A summary of two runs of the two replications can be found in the summary report.
This experiment was replicated twice. The subjects of the replications were graduate students of the Computer Science Department at the University of Kaiserslautern, Germany. They were enrolled in the basic Software Engineering course lasting a semester. This course teaches the basic Software Engineering principles. The course is supplemented by practical exercises. In the first replication 25 students, in the second replication 26 students participated. All were volunteers.
The subjects were assigned to the PBR roles randomly.
PBR was used with the three perspectives described in this lab package: designer, tester, user.
The comparison technique was an Ad-hoc reading approach. i.e., no specific guidelines were given to students how to read the document. It is a non-systematic technique in which reviewers have general and identical responsibilities.

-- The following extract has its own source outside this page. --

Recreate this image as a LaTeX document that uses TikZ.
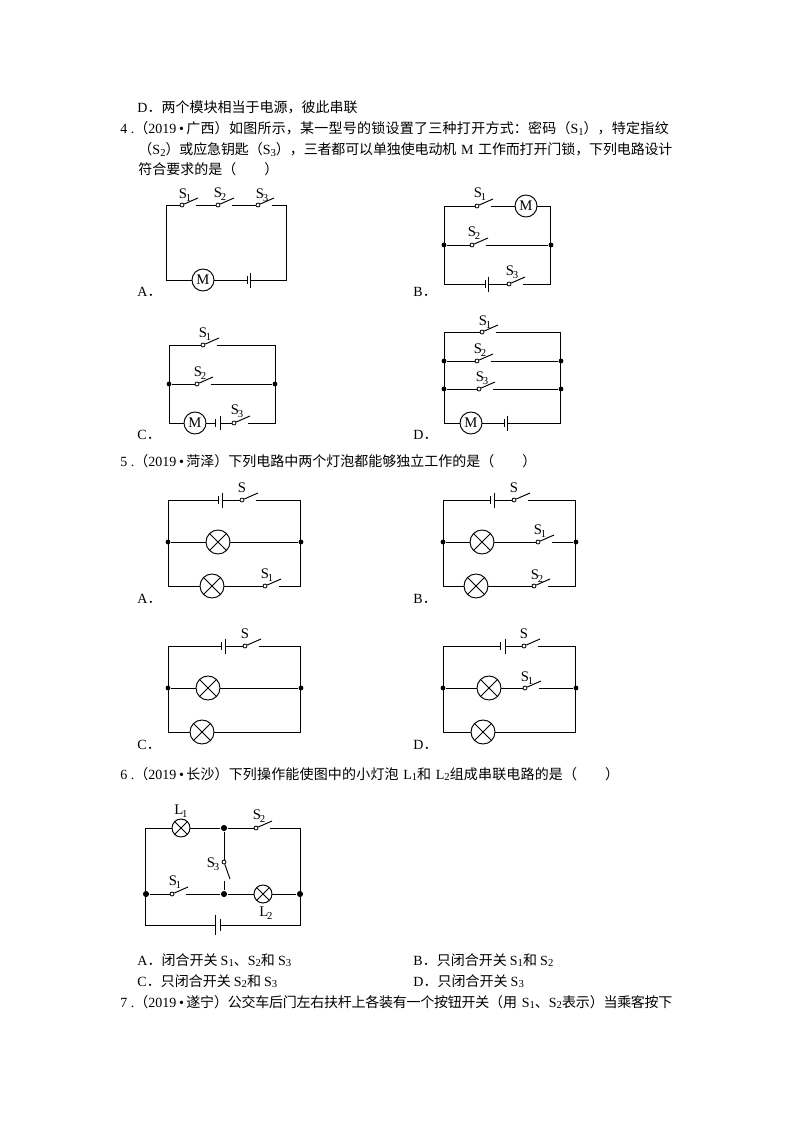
\documentclass[tikz,border=0pt]{standalone}
\usepackage{fontspec}
\setmainfont{Liberation Serif}
\newfontfamily\cjk{Noto Sans CJK SC}
\usetikzlibrary{calc}
\XeTeXlinebreaklocale "zh"
\XeTeXlinebreakskip=0pt plus 1.5pt minus 0.6pt
\def\zh#1{{\cjk #1}}
\def\sub#1{\raisebox{-0.3ex}{\fontsize{8}{8}\selectfont #1}}
\def\lsub#1{\kern-0.9pt\raisebox{-0.45ex}{\fontsize{8}{8}\selectfont #1}}
\def\qno#1{#1\hbox to 5.25pt{\hfil.}}
\def\blt{\hbox to 7.5pt{\hfil•\hfil}}
\def\corners(#1)(#2,#3,#4,#5){\coordinate (#1NW) at (#2,#4); \coordinate (#1NE) at (#3,#4); \coordinate (#1SW) at (#2,#5); \coordinate (#1SE) at (#3,#5);}
\def\swtch(#1)(#2,#3){\node[pinc] (#1) at (#2,#3) {}; \coordinate (#1r) at (#2+13.5,#3); \draw (#1) -- (#2+16,#3-7);}
\def\cellv(#1)(#2,#3,#4)(#5,#6){\coordinate (#1l) at (#2,#4); \coordinate (#1r) at (#3,#4); \draw (#2,#4-#5) -- (#2,#4+#5); \draw (#3,#4-#6) -- (#3,#4+#6);}
\tikzset{
	every path/.style={line width=0.72pt},
	lab/.style={inner sep=0pt,font=\fontsize{11}{11}\selectfont},
	txt/.style={anchor=base west,inner sep=0pt,font=\fontsize{10.5}{12}\selectfont},
	jus/.style={txt,text width=#1*0.75pt,execute at begin node={\parindent=0pt\parfillskip=0pt\relax}},
	pinc/.style={circle,draw,line width=0.6pt,fill=white,inner sep=0pt,minimum size=3pt},
	jct/.style={circle,fill=black,inner sep=0pt,minimum size=3.6pt},
	bjct/.style={circle,fill=black,inner sep=0pt,minimum size=4.6pt},
	motor/.style={circle,draw,inner sep=0pt,minimum size=16.5pt,font=\fontsize{11}{11}\selectfont},
	lamp/.style={circle,draw,inner sep=0pt,minimum size=#1*0.75pt,path picture={
		\draw (path picture bounding box.north west) -- (path picture bounding box.south east);
		\draw (path picture bounding box.south west) -- (path picture bounding box.north east);}},
}
\begin{document}
\begin{tikzpicture}[x=0.75pt,y=-0.75pt]
		\useasboundingbox (0,0) rectangle (794,1123);
		%%%%% TEXT %%%%%
		\node[txt] (lineD) at (137,113) {D\zh{．两个模块相当于电源，彼此串联}};
		\node[jus=552] (lineA) at (120,134) {\qno{4}\zh{（}2019\blt\zh{广西）如图所示，某一型号的锁设置了三种打开方式：密码（}S\sub1\zh{），特定指纹}};
		\node[jus=534] (lineB) at (138,155) {\zh{（}S\sub2\zh{）或应急钥匙（}S\sub3\zh{），三者都可以单独使电动机 }M \zh{工作而打开门锁，下列电路设计}};
		\node[txt] (lineC) at (138,175) {\zh{符合要求的是（　　）}};
		\node[txt] (lineE) at (120,466) {\qno{5}\zh{（}2019\blt\zh{菏泽）下列电路中两个灯泡都能够独立工作的是（　　）}};
		\node[jus=501] (lineF) at (120,779) {\qno{6}\zh{（}2019\blt\zh{长沙）下列操作能使图中的小灯泡 }L\sub1\zh{和 }L\sub2\zh{组成串联电路的是（　　）}};
		\node[txt] (optA) at (137,965) {A\zh{．闭合开关 }S\sub1\zh{、}S\sub2\zh{和 }S\sub3};
		\node[txt] (optB) at (413,965) {B\zh{．只闭合开关 }S\sub1\zh{和 }S\sub2};
		\node[txt] (optC) at (137,986) {C\zh{．只闭合开关 }S\sub2\zh{和 }S\sub3};
		\node[txt] (optD) at (413,986) {D\zh{．只闭合开关 }S\sub3};
		\node[jus=552] (lineG) at (120,1007) {\qno{7}\zh{（}2019\blt\zh{遂宁）公交车后门左右扶杆上各装有一个按钮开关（用 }S\sub1\zh{、}S\sub2\zh{表示）当乘客按下}};
		
		%%%%% QUESTION 4 %%%%%
		\node[txt] (tagA) at (137,296) {A\zh{．}};
		\corners(a)(166,286,205,280)
		\swtch(aS)(182,205) \swtch(aT)(218,205) \swtch(aU)(258,205)
		\node[motor] (aM) at (203,280) {M};
		\cellv(aC)(247,250,280)(4,7.5)
		\draw (aS) -- (aNW) -- (aSW) -- (aM);
		\draw (aSr) -- (aT);
		\draw (aTr) -- (aU);
		\draw (aUr) -- (aNE) -- (aSE) -- (aCr);
		\draw (aCl) -- (aM);
		\node[lab] (aLS) at (185,195) {S\lsub1};
		\node[lab] (aLT) at (220,194) {S\lsub2};
		\node[lab] (aLU) at (262,195) {S\lsub3};
		
		\node[txt] (tagB) at (413,296) {B\zh{．}};
		\corners(b)(444,550,206,284)
		\node[jct] (bJl) at (444,245) {};
		\node[jct] (bJr) at (551,245) {};
		\swtch(bS)(477,206) \swtch(bT)(472,245) \swtch(bU)(509,284)
		\node[motor] (bM) at (526,206) {M};
		\cellv(bC)(485,488,284)(4,7.5)
		\draw (bS) -- (bNW) -- (bSW) -- (bCl);
		\draw (bSr) -- (bM) -- (bNE) -- (bSE) -- (bUr);
		\draw (bCr) -- (bU);
		\draw (bJl) -- (bT);
		\draw (bTr) -- (bJr);
		\node[lab] (bLS) at (480,194) {S\lsub1};
		\node[lab] (bLT) at (474,233) {S\lsub2};
		\node[lab] (bLU) at (512,272) {S\lsub3};
		
		\node[txt] (tagC) at (137,439) {C\zh{．}};
		\corners(c)(169,275,345,423)
		\node[jct] (cJl) at (169,384) {};
		\node[jct] (cJr) at (275,384) {};
		\swtch(cS)(203,345) \swtch(cT)(197,384) \swtch(cU)(234,423)
		\node[motor] (cM) at (195,423) {M};
		\cellv(cC)(215,220,423)(4,7)
		\draw (cS) -- (cNW) -- (cSW) -- (cM);
		\draw (cSr) -- (cNE) -- (cSE) -- (cUr);
		\draw (cM) -- (cCl);
		\draw (cCr) -- (cU);
		\draw (cJl) -- (cT);
		\draw (cTr) -- (cJr);
		\node[lab] (cLS) at (205,334) {S\lsub1};
		\node[lab] (cLT) at (200,373) {S\lsub2};
		\node[lab] (cLU) at (237,411) {S\lsub3};
		
		\node[txt] (tagD) at (413,439) {D\zh{．}};
		\corners(d)(444,560,332,423)
		\node[jct] (dJa) at (444,361) {};
		\node[jct] (dJb) at (561,361) {};
		\node[jct] (dJc) at (444,389) {};
		\node[jct] (dJd) at (561,389) {};
		\swtch(dS)(482,332) \swtch(dT)(477,361) \swtch(dU)(479,389)
		\node[motor] (dM) at (471,423) {M};
		\cellv(dC)(504,507,423)(4,7.5)
		\draw (dS) -- (dNW) -- (dSW) -- (dM);
		\draw (dSr) -- (dNE) -- (dSE) -- (dCr);
		\draw (dCl) -- (dM);
		\draw (dJa) -- (dT);
		\draw (dTr) -- (dJb);
		\draw (dJc) -- (dU);
		\draw (dUr) -- (dJd);
		\node[lab] (dLS) at (485,322) {S\lsub1};
		\node[lab] (dLT) at (480,350) {S\lsub2};
		\node[lab] (dLU) at (482,378) {S\lsub3};
		
		%%%%% QUESTION 5 %%%%%
		\node[txt] (tagE) at (137,603) {A\zh{．}};
		\corners(e)(168,300,500,586)
		\node[jct] (eJl) at (168,542) {};
		\node[jct] (eJr) at (301,542) {};
		\cellv(eC)(218,222,500)(4,7.5)
		\swtch(eS)(242,500) \swtch(eT)(265,586)
		\node[lamp=24] (eL) at (218,542) {};
		\node[lamp=24] (eK) at (212,586) {};
		\draw (eCl) -- (eNW) -- (eSW) -- (eK);
		\draw (eCr) -- (eS);
		\draw (eSr) -- (eNE) -- (eSE) -- (eTr);
		\draw (eK) -- (eT);
		\draw (eJl) -- (eL) -- (eJr);
		\node[lab] (eLS) at (242,488) {S};
		\node[lab] (eLT) at (267,575) {S\lsub1};
		
		\node[txt] (tagF) at (413,603) {B\zh{．}};
		\corners(f)(443,575,500,586)
		\node[jct] (fJl) at (443,542) {};
		\node[jct] (fJr) at (576,542) {};
		\cellv(fC)(490,494,500)(4,7.5)
		\swtch(fS)(514,500) \swtch(fT)(538,542) \swtch(fU)(534,586)
		\node[lamp=24] (fL) at (482,542) {};
		\node[lamp=24] (fK) at (476,586) {};
		\draw (fCl) -- (fNW) -- (fSW) -- (fK);
		\draw (fCr) -- (fS);
		\draw (fSr) -- (fNE) -- (fSE) -- (fUr);
		\draw (fK) -- (fU);
		\draw (fJl) -- (fL) -- (fT);
		\draw (fTr) -- (fJr);
		\node[lab] (fLS) at (514,488) {S};
		\node[lab] (fLT) at (540,531) {S\lsub1};
		\node[lab] (fLU) at (537,576) {S\lsub2};
		
		\node[txt] (tagG) at (137,749) {C\zh{．}};
		\corners(g)(168,300,646,732)
		\node[jct] (gJl) at (168,688) {};
		\node[jct] (gJr) at (301,688) {};
		\cellv(gC)(221,225,646)(4,7.5)
		\swtch(gS)(245,646)
		\node[lamp=24] (gL) at (208,688) {};
		\node[lamp=24] (gK) at (202,732) {};
		\draw (gCl) -- (gNW) -- (gSW) -- (gK);
		\draw (gCr) -- (gS);
		\draw (gSr) -- (gNE) -- (gSE) -- (gK);
		\draw (gJl) -- (gL) -- (gJr);
		\node[lab] (gLS) at (245,634) {S};
		
		\node[txt] (tagH) at (413,749) {D\zh{．}};
		\corners(h)(443,575,646,732)
		\node[jct] (hJl) at (443,688) {};
		\node[jct] (hJr) at (576,688) {};
		\cellv(hC)(500,505,646)(4,7.5)
		\swtch(hS)(524,646) \swtch(hT)(525,688)
		\node[lamp=24] (hL) at (489,688) {};
		\node[lamp=24] (hK) at (483,732) {};
		\draw (hCl) -- (hNW) -- (hSW) -- (hK);
		\draw (hCr) -- (hS);
		\draw (hSr) -- (hNE) -- (hSE) -- (hK);
		\draw (hJl) -- (hL) -- (hT);
		\draw (hTr) -- (hJr);
		\node[lab] (hLS) at (524,634) {S};
		\node[lab] (hLT) at (527,678) {S\lsub1};
		
		%%%%% QUESTION 6 %%%%%
		\corners(k)(145,300,828,925)
		\node[bjct] (kJa) at (224,828) {};
		\node[bjct] (kJb) at (224,894) {};
		\node[bjct] (kJc) at (146,894) {};
		\node[bjct] (kJd) at (300,894) {};
		\node[lamp=18] (kL) at (181,828) {};
		\node[lamp=18] (kK) at (263,894) {};
		\swtch(kS)(172,894) \swtch(kT)(256,828)
		\node[pinc] (kU) at (224,862) {};
		\coordinate (kUb) at (224,881);
		\draw (kU) -- (230,879);
		\cellv(kC)(215,220,925)(10,6)
		\draw (kL) -- (kNW) -- (kSW) -- (kCl);
		\draw (kCr) -- (kSE) -- (kNE) -- (kTr);
		\draw (kL) -- (kJa) -- (kT);
		\draw (kJa) -- (kU);
		\draw (kUb) -- (kJb);
		\draw (kJc) -- (kS);
		\draw (kSr) -- (kJb) -- (kK) -- (kJd);
		\node[lab] (kLa) at (181,811) {L\lsub1};
		\node[lab] (kLb) at (259,816) {S\lsub2};
		\node[lab] (kLc) at (213,864) {S\lsub3};
		\node[lab] (kLd) at (175,882) {S\lsub1};
		\node[lab] (kLe) at (266,913) {L\lsub2};
		
		%%%%% END %%%%%
	\end{tikzpicture}
\end{document}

Only the generic documents were used in both replications.
The experiment was conducted in a classroom environment at the University of Kaiserslautern. Participants reviewed the documents during one and a half hour review sessions, during which they were isolated from distractions and interruptions.

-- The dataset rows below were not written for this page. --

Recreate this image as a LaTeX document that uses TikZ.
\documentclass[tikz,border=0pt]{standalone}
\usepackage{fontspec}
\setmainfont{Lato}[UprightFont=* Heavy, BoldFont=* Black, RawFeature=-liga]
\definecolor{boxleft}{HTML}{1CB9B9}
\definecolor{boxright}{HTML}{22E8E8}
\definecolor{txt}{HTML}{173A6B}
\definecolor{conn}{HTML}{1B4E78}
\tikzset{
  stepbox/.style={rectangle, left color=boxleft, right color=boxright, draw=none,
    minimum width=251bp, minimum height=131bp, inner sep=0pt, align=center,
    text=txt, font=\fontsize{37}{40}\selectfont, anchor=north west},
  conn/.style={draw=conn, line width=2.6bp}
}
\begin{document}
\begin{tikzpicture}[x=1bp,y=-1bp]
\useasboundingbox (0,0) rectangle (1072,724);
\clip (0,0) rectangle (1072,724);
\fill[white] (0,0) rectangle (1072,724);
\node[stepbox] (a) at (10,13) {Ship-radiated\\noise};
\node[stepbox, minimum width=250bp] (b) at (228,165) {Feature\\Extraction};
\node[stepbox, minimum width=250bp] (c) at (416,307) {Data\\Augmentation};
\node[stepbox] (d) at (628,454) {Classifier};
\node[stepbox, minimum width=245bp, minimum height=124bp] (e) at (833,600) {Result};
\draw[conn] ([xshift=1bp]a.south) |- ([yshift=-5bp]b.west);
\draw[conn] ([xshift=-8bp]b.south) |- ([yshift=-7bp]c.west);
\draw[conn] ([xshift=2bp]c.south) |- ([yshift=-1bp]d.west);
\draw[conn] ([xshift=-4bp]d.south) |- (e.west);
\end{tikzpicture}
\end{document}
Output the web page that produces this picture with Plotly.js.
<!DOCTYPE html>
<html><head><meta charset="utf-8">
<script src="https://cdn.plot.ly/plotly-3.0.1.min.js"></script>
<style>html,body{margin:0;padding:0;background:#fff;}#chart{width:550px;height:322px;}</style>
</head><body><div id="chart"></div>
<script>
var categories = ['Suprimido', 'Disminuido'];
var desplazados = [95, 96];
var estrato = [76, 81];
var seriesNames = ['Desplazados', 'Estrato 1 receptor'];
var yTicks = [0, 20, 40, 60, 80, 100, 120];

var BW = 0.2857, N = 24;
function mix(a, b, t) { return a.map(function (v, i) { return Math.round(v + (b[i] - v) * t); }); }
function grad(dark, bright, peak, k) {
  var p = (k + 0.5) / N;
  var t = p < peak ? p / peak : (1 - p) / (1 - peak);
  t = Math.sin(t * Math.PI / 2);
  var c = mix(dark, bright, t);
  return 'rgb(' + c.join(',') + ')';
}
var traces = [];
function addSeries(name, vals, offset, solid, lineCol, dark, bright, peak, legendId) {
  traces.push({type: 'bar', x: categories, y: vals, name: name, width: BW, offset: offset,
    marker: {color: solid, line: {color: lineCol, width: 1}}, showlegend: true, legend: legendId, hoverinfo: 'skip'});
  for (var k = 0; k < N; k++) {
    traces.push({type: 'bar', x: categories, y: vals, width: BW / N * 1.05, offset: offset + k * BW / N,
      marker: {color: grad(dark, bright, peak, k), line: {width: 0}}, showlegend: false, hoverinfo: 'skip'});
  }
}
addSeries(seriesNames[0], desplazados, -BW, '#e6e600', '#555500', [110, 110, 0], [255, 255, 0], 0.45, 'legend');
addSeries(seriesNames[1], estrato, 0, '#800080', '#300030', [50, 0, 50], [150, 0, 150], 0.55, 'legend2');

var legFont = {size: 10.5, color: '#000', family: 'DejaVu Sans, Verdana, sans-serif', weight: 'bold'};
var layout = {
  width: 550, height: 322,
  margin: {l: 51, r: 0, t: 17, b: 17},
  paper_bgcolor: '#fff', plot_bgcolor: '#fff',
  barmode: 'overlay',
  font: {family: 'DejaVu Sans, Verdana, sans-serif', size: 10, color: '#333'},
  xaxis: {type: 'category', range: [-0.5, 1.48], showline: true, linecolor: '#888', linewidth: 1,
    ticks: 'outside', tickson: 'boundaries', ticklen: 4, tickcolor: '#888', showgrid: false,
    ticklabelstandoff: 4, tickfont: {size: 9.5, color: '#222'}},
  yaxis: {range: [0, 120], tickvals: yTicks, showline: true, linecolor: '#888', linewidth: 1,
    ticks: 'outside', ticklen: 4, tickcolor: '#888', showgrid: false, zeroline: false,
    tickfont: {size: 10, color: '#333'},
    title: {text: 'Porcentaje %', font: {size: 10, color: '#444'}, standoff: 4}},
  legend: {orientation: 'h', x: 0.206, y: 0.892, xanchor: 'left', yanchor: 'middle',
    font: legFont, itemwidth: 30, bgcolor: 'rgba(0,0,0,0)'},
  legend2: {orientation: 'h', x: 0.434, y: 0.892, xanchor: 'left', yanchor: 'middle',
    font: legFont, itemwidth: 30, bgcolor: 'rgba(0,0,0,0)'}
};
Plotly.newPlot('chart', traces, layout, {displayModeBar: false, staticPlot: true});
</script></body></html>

After the replications, we solicited comments from the participants. Most students suggest to increase the time available for individual defect detection
The replications corroborate the results of the previous experimens
in Maryland. PBR teams were seen to have an improved (statistically significant
at the 0.05-level) coverage of defects, for the generic documents. It was
also shown that individuals using PBR performed better on the generic documents
than Ad-hod reviewers. As this result was only statistically significant
for the second replication, we perfomed a meta-analysis of our replications
and the original experiments. It turned out that the effect of PBR on individual
defect detection effectiveness is statistically significant.